> Available records:
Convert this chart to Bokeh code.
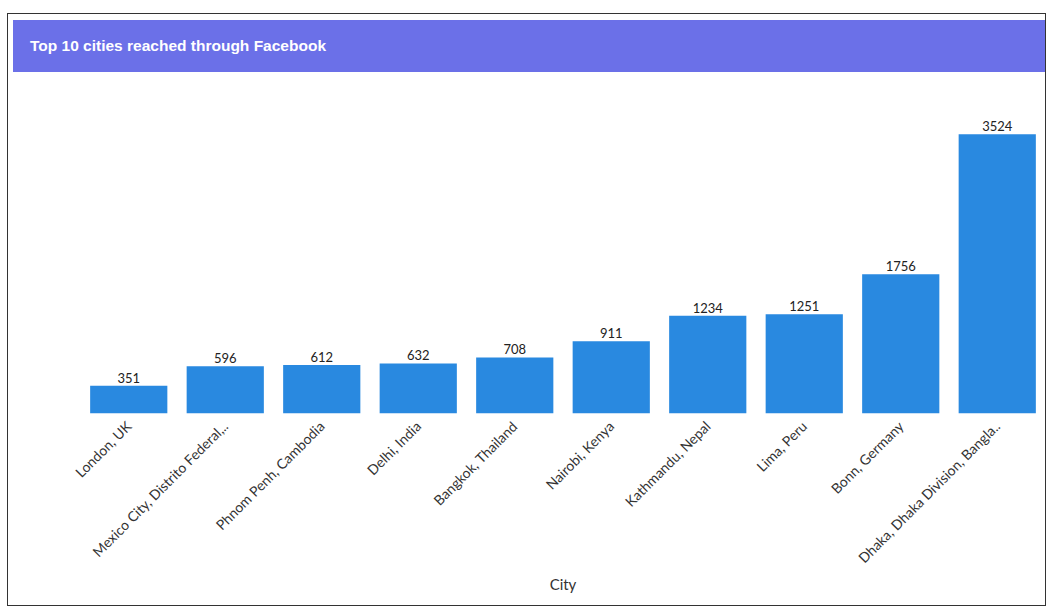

...

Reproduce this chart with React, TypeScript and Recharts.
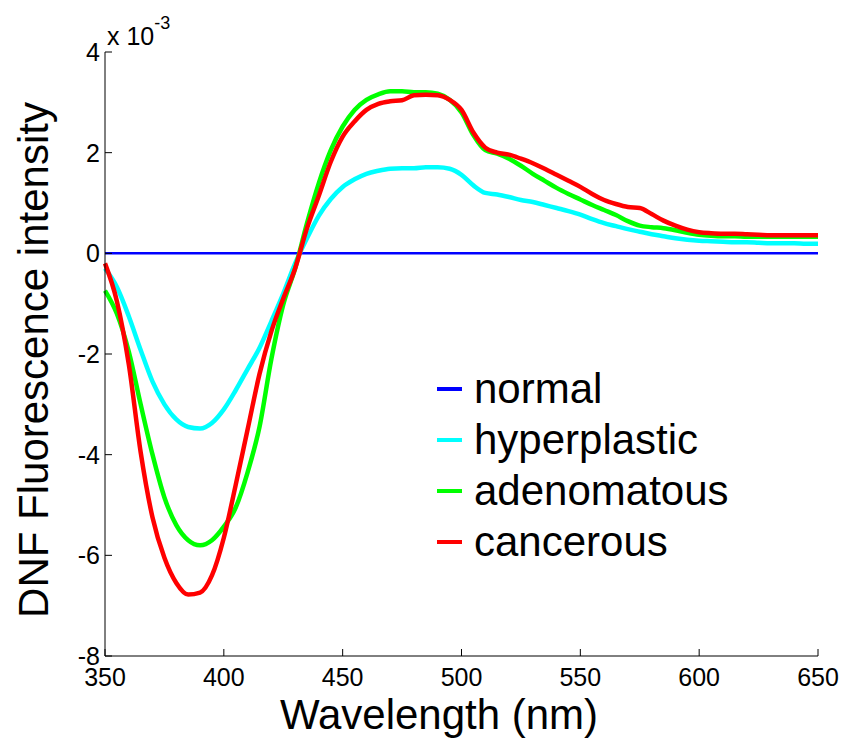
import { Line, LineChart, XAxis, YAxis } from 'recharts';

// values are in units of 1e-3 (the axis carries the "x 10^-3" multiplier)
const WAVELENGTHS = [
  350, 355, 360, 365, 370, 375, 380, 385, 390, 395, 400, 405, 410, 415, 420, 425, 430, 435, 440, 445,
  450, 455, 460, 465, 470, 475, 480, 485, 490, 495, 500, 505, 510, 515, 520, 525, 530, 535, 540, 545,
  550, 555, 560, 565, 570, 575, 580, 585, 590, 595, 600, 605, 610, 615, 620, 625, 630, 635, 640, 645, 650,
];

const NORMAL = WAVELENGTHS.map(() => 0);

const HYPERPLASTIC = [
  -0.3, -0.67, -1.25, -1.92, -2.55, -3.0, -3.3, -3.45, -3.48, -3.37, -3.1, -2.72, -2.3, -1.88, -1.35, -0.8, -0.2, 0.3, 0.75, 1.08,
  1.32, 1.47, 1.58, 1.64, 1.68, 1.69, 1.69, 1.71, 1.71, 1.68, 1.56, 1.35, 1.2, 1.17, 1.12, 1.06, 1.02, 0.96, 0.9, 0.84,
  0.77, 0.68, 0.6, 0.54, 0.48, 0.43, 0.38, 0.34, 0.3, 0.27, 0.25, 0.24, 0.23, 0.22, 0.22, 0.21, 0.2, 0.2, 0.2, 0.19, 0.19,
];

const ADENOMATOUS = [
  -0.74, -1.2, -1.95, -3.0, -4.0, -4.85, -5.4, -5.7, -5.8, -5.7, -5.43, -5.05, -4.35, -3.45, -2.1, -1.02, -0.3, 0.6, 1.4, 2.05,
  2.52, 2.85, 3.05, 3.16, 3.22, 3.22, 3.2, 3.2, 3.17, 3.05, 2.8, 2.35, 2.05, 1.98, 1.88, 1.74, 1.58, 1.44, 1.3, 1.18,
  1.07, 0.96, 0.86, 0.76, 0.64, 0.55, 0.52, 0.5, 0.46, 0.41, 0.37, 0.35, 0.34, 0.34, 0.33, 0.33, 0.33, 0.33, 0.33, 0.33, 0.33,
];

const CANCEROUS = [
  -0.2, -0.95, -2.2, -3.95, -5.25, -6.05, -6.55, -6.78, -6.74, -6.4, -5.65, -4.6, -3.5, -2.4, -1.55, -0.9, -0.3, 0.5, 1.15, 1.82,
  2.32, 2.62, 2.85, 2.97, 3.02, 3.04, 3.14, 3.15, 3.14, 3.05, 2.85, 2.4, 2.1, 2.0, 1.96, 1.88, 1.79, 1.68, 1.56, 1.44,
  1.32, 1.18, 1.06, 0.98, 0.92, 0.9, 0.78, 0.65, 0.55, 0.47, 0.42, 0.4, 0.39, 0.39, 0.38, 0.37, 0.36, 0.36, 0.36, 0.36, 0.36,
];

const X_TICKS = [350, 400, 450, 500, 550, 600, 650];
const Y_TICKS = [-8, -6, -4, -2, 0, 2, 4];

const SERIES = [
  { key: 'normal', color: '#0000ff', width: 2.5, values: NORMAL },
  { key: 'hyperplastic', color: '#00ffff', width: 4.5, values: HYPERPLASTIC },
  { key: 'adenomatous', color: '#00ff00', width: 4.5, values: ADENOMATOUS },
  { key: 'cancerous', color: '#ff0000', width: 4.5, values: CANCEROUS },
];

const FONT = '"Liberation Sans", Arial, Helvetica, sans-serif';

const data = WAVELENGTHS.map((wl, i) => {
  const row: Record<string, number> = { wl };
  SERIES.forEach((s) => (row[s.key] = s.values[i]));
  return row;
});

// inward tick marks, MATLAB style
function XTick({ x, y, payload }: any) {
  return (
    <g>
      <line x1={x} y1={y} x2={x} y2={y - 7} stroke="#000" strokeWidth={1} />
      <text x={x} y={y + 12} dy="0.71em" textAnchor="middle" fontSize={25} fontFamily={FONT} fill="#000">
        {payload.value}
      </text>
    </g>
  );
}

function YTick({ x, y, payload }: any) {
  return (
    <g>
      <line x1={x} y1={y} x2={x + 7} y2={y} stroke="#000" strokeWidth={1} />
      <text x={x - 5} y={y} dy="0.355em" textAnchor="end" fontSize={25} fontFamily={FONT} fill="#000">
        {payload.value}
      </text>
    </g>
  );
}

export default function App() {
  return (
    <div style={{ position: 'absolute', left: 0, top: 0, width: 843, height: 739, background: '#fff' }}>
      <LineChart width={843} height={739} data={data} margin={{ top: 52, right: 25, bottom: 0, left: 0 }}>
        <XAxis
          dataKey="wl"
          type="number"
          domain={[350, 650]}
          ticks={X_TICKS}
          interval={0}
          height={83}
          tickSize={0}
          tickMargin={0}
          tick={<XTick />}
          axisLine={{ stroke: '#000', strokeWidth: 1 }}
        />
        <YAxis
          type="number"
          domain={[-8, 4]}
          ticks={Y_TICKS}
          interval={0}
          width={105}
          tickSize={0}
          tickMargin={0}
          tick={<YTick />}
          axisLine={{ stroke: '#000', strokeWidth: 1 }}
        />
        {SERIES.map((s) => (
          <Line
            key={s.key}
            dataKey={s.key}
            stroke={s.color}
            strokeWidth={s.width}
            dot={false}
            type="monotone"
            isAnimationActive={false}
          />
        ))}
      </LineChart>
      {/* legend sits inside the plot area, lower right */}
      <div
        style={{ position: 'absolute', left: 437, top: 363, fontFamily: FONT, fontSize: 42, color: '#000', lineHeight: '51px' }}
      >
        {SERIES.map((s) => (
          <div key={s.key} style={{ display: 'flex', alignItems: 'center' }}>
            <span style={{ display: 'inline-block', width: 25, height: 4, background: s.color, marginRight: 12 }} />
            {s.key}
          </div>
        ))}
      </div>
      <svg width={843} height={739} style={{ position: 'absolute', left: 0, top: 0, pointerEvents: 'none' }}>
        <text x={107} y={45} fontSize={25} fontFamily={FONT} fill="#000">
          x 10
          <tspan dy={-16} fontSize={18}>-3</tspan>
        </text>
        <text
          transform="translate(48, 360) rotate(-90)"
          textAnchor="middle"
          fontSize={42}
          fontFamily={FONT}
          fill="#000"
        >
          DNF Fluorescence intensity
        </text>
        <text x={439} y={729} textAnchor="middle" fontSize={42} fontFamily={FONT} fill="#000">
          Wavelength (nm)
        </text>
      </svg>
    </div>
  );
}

---

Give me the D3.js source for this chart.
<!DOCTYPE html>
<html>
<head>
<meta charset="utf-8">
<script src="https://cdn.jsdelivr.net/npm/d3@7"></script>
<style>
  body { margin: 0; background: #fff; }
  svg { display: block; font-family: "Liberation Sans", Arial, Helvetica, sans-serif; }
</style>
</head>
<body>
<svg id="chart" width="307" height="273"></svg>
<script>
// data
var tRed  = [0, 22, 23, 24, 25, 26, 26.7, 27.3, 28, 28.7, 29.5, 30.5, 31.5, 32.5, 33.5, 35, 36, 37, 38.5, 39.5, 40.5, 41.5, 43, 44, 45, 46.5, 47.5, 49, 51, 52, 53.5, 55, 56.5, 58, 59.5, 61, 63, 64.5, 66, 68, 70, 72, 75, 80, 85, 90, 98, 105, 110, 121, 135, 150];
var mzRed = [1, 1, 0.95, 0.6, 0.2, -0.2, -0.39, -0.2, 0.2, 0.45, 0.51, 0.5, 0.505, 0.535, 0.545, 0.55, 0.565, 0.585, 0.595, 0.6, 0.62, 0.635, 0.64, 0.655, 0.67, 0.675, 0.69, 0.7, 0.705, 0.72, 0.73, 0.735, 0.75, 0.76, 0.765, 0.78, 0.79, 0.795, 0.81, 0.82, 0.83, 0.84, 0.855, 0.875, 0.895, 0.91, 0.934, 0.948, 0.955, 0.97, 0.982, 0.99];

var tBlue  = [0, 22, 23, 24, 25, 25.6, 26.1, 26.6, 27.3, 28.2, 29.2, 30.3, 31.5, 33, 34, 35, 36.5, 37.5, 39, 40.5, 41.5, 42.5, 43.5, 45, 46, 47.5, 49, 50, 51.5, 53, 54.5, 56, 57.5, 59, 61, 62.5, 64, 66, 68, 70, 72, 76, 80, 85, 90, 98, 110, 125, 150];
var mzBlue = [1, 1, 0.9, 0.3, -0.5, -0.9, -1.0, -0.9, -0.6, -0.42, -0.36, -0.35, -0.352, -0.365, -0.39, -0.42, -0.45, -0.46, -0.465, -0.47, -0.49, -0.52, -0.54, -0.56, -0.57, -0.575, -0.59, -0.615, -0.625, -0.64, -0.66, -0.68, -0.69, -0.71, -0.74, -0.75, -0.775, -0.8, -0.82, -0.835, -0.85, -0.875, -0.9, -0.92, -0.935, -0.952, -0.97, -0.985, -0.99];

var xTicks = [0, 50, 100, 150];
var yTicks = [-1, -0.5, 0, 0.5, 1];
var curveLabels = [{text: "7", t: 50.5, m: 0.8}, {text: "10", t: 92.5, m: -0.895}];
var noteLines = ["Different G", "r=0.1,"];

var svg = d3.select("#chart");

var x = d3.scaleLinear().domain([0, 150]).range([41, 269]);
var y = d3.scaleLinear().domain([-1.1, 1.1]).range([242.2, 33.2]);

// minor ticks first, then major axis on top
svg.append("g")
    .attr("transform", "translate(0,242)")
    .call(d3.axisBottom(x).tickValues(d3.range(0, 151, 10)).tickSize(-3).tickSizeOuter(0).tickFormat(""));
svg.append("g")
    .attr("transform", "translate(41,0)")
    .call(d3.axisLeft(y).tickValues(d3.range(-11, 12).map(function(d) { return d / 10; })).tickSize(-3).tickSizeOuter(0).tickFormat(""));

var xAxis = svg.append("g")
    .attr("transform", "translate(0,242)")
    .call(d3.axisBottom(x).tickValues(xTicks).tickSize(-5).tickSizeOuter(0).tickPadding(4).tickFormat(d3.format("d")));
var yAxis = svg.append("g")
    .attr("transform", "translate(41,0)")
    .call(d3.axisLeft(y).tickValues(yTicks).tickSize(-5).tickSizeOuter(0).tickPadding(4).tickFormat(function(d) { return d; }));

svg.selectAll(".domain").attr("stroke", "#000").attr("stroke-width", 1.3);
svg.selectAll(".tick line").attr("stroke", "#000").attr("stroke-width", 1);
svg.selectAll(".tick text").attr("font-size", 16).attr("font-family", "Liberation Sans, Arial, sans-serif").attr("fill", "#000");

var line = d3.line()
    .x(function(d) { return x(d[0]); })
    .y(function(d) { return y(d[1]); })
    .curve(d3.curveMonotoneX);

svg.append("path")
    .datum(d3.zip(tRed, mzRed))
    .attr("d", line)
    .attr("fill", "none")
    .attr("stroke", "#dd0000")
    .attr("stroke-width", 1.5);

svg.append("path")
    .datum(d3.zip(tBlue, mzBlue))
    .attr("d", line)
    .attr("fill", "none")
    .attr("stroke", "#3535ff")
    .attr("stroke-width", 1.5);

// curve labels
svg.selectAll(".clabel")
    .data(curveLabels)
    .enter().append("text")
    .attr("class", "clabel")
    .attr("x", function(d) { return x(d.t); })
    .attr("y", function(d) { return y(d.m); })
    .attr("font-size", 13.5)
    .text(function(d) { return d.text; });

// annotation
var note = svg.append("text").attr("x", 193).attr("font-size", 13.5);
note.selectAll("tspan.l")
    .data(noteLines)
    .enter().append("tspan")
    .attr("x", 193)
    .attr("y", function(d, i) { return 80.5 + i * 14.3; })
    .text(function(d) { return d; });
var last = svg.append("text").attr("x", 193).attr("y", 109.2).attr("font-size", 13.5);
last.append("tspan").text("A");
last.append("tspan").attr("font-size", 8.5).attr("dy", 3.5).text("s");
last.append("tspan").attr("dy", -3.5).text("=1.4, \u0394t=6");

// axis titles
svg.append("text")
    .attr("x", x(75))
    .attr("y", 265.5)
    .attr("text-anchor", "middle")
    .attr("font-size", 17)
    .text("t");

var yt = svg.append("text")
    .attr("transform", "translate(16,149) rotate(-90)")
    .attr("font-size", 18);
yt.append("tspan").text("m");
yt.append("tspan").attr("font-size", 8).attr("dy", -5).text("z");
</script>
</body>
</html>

> Instructions to follow:
Repeat only the lines from the one holding "Reproduce this chart" to the one holding "LineChart, XAxis, YAxis", both ends included, and drop the images.

> Response to the exercise:
Reproduce this chart with React, TypeScript and Recharts.
import { Line, LineChart, XAxis, YAxis } from 'recharts';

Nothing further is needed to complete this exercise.